The idea behind grey goo is that self assembling nanoparticles could theoretically start to exceed the purposes for which they were designed, constructing a wide variety of things from the natural environment around them. These replicators would eventually start to break down the environment as they searched for building materials, and if they could move, they could slowly eat the environment, spreading ever more rapidly as they built more of themselves. According to the theory, the resulting creations might not necessarily be functional, but they would effectively ruin the environment, and they could potentially spread into space.

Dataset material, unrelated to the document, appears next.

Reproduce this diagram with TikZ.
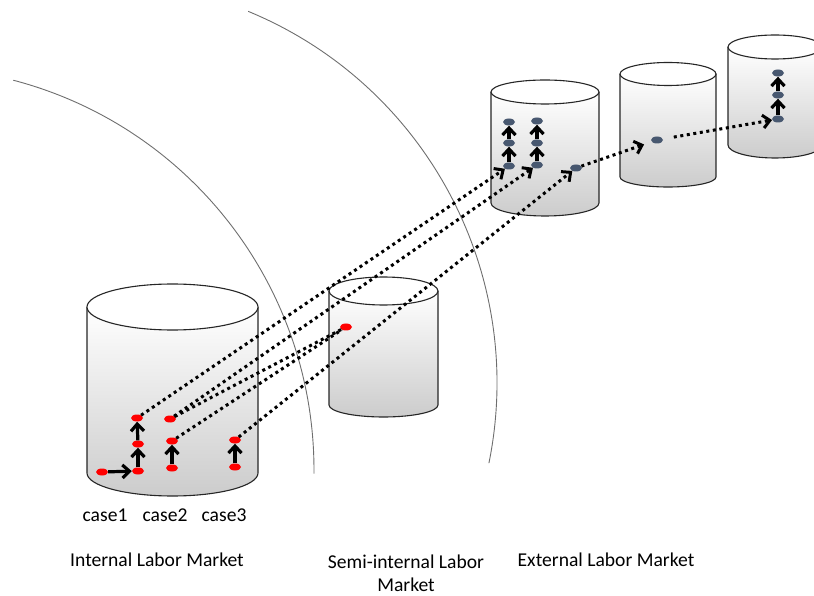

In fact, such assembly and replicator particles are not necessarily needed for nanotechnology, and the technology can be designed very precisely to prevent just such a scenario. Increased awareness and concerns about the natural environment have led many leading researchers in the field to design fail safes which are designed to prevent a grey goo scenario. Researchers have pointed out that nanotechnology capable of creating such a scenario hasn't even been invented yet and it may never be invented.
Although grey goo is unlikely to happen, some legitimate concerns about the widespread use of nanotechnology have been raised. Researchers have shown that some nanoparticles appear to have an adverse reaction on the natural environment. Fish, for example, can develop problems in response to the particles used in cosmetics which end up in the water supply. This research suggests that nanotechnology needs to be carefully tested in controlled environments before it is released.
Despite debunking, articles about the grey goo theory pop up in the media every now and then, setting off a fresh round of panic about nanotechnology and its potential consequences. Creators of science fiction also enjoy playing with the concept, exploring the idea of tiny robots which could destroy the world entirely by accident as a result of the constant human quest for technological advancement.